● Task details
All the data below goes into the copy word for word, but the pictures don't.

● Recorded data
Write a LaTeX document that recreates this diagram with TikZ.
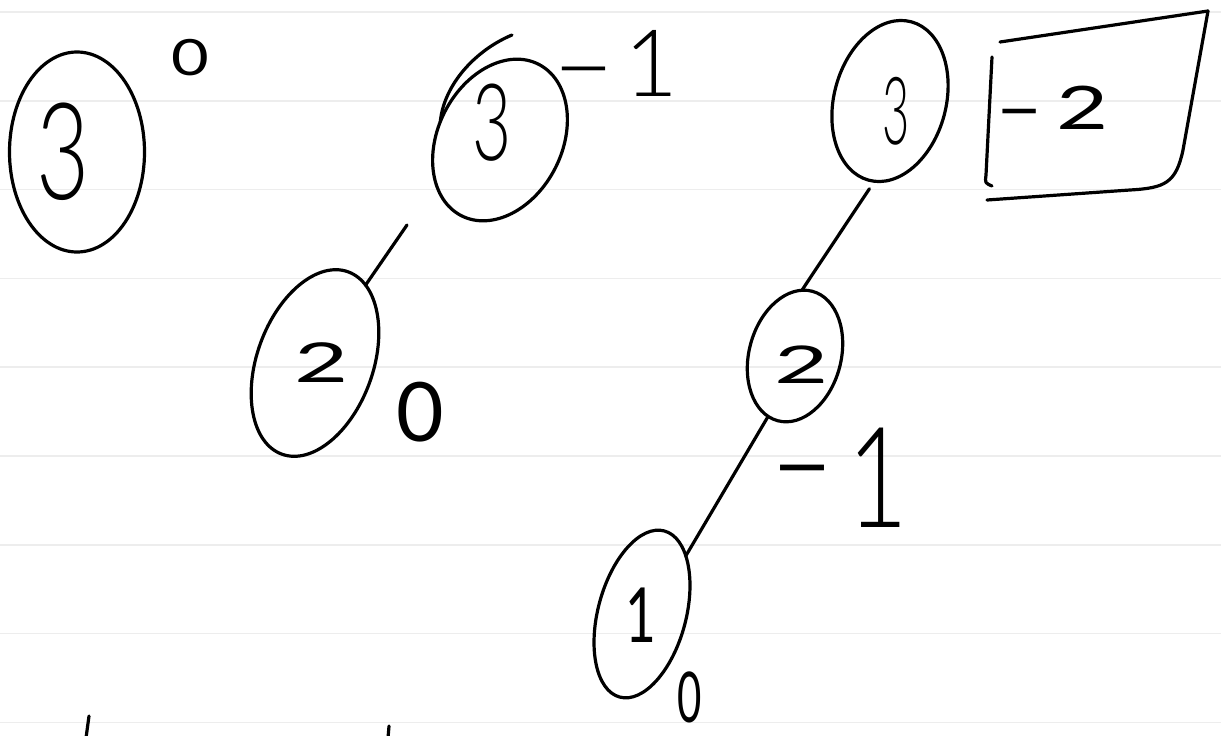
\documentclass[tikz,border=0pt]{standalone}
\usepackage{fontspec}
\newfontfamily\hand{Lato Light}
\newfontfamily\handr{Lato}
\usetikzlibrary{shapes.geometric}
\newcommand\fs[1]{\fontsize{#1}{#1}\selectfont}
\newcommand\longdash[1]{\scalebox{#1}[1]{-}}
\tikzset{
  pen/.style={line width=3.2pt, line cap=round, line join=round, black},
  oval/.style={pen, draw, ellipse, inner sep=0pt, outer sep=0pt},
  digit/.style={inner sep=0pt, outer sep=0pt},
  rule/.style={line width=1.6pt, color=black!7},
}
\begin{document}
\begin{tikzpicture}[x=1pt,y=-1pt]
\fill[white] (0,0) rectangle (1221,736);
\useasboundingbox (0,0) rectangle (1221,736);
\foreach \yy in {12,100.8,...,723} \draw[rule] (0,\yy) -- (1221,\yy);

% circles
\node[oval, minimum width=135pt, minimum height=200pt] (A) at (77,152) {};
\node[oval, minimum width=170pt, minimum height=124pt, rotate=63] (B) at (500,140) {};
\node[oval, minimum width=194pt, minimum height=116pt, rotate=70] (C) at (315,363) {};
\node[oval, minimum width=164pt, minimum height=112pt, rotate=75] (D) at (890,101) {};
\node[oval, minimum width=134pt, minimum height=92pt, rotate=75] (E) at (795,356) {};
\node[oval, minimum width=172pt, minimum height=88pt, rotate=75] (F) at (642,614) {};
% overshooting pen stroke of B
\draw[pen] (B.100) .. controls (444,84) and (476,50) .. (512,35);

% keys
\node[digit, font=\hand\fs{135}, xscale=0.68] (A3) at (63,152) {3};
\node[digit, font=\hand\fs{107}, xscale=0.63] (B3) at (492,123) {3};
\node[digit, font=\handr\fs{55}, xscale=1.7] (C2) at (322,363) {2};
\node[digit, font=\hand\fs{94}, xscale=0.5] (D3) at (896,111) {3};
\node[digit, font=\handr\fs{52}, xscale=1.8] (E2) at (802,365) {2};
\node[digit, font=\handr\fs{76}, xscale=0.7] (F1) at (641,615) {1};

% balance factors
\node[digit, font=\handr\fs{50}, xscale=1.3] (a0) at (190,58) {0};
\node[digit, font=\hand\fs{93}] (b1) at (614,63) {\longdash{2}\kern6pt1};
\node[digit, font=\handr\fs{82}] (c0) at (420,412) {0};
\node[digit, font=\handr\fs{60}, xscale=1.5] (d2) at (1052,108) {\longdash{1.5}\kern8pt2};
\node[digit, font=\hand\fs{140}, xscale=0.75] (e1) at (838,478) {\raisebox{18pt}{\longdash{1.8}}\kern14pt1};
\node[digit, font=\handr\fs{70}, xscale=0.6] (f0) at (690,697) {0};

% edges
\coordinate (bcEnd) at (407,225);
\draw[pen] (C.347) -- (bcEnd);
\draw[pen, shorten <=9pt] (D.184) -- (E.9);
\draw[pen] (E.171) -- (F.338);

% box around -2
\draw[pen] (1000,42) -- (1208,11);
\draw[pen] (1208,11) -- (1183,150) .. controls (1176,183) and (1165,188) .. (1130,190) -- (987,200);
\draw[pen] (992,57) -- (986,175) .. controls (985,183) .. (992,186);

% cut-off strokes at the bottom edge
\draw[pen] (89,716) -- (86,738);
\draw[pen] (389,726) -- (388,738);
\end{tikzpicture}
\end{document}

● The output
Write a LaTeX document that recreates this diagram with TikZ.
\documentclass[tikz,border=0pt]{standalone}
\usepackage{fontspec}
\newfontfamily\hand{Lato Light}
\newfontfamily\handr{Lato}
\usetikzlibrary{shapes.geometric}
\newcommand\fs[1]{\fontsize{#1}{#1}\selectfont}
\newcommand\longdash[1]{\scalebox{#1}[1]{-}}
\tikzset{
  pen/.style={line width=3.2pt, line cap=round, line join=round, black},
  oval/.style={pen, draw, ellipse, inner sep=0pt, outer sep=0pt},
  digit/.style={inner sep=0pt, outer sep=0pt},
  rule/.style={line width=1.6pt, color=black!7},
}
\begin{document}
\begin{tikzpicture}[x=1pt,y=-1pt]
\fill[white] (0,0) rectangle (1221,736);
\useasboundingbox (0,0) rectangle (1221,736);
\foreach \yy in {12,100.8,...,723} \draw[rule] (0,\yy) -- (1221,\yy);

% circles
\node[oval, minimum width=135pt, minimum height=200pt] (A) at (77,152) {};
\node[oval, minimum width=170pt, minimum height=124pt, rotate=63] (B) at (500,140) {};
\node[oval, minimum width=194pt, minimum height=116pt, rotate=70] (C) at (315,363) {};
\node[oval, minimum width=164pt, minimum height=112pt, rotate=75] (D) at (890,101) {};
\node[oval, minimum width=134pt, minimum height=92pt, rotate=75] (E) at (795,356) {};
\node[oval, minimum width=172pt, minimum height=88pt, rotate=75] (F) at (642,614) {};
% overshooting pen stroke of B
\draw[pen] (B.100) .. controls (444,84) and (476,50) .. (512,35);

% keys
\node[digit, font=\hand\fs{135}, xscale=0.68] (A3) at (63,152) {3};
\node[digit, font=\hand\fs{107}, xscale=0.63] (B3) at (492,123) {3};
\node[digit, font=\handr\fs{55}, xscale=1.7] (C2) at (322,363) {2};
\node[digit, font=\hand\fs{94}, xscale=0.5] (D3) at (896,111) {3};
\node[digit, font=\handr\fs{52}, xscale=1.8] (E2) at (802,365) {2};
\node[digit, font=\handr\fs{76}, xscale=0.7] (F1) at (641,615) {1};

% balance factors
\node[digit, font=\handr\fs{50}, xscale=1.3] (a0) at (190,58) {0};
\node[digit, font=\hand\fs{93}] (b1) at (614,63) {\longdash{2}\kern6pt1};
\node[digit, font=\handr\fs{82}] (c0) at (420,412) {0};
\node[digit, font=\handr\fs{60}, xscale=1.5] (d2) at (1052,108) {\longdash{1.5}\kern8pt2};
\node[digit, font=\hand\fs{140}, xscale=0.75] (e1) at (838,478) {\raisebox{18pt}{\longdash{1.8}}\kern14pt1};
\node[digit, font=\handr\fs{70}, xscale=0.6] (f0) at (690,697) {0};

% edges
\coordinate (bcEnd) at (407,225);
\draw[pen] (C.347) -- (bcEnd);
\draw[pen, shorten <=9pt] (D.184) -- (E.9);
\draw[pen] (E.171) -- (F.338);

% box around -2
\draw[pen] (1000,42) -- (1208,11);
\draw[pen] (1208,11) -- (1183,150) .. controls (1176,183) and (1165,188) .. (1130,190) -- (987,200);
\draw[pen] (992,57) -- (986,175) .. controls (985,183) .. (992,186);

% cut-off strokes at the bottom edge
\draw[pen] (89,716) -- (86,738);
\draw[pen] (389,726) -- (388,738);
\end{tikzpicture}
\end{document}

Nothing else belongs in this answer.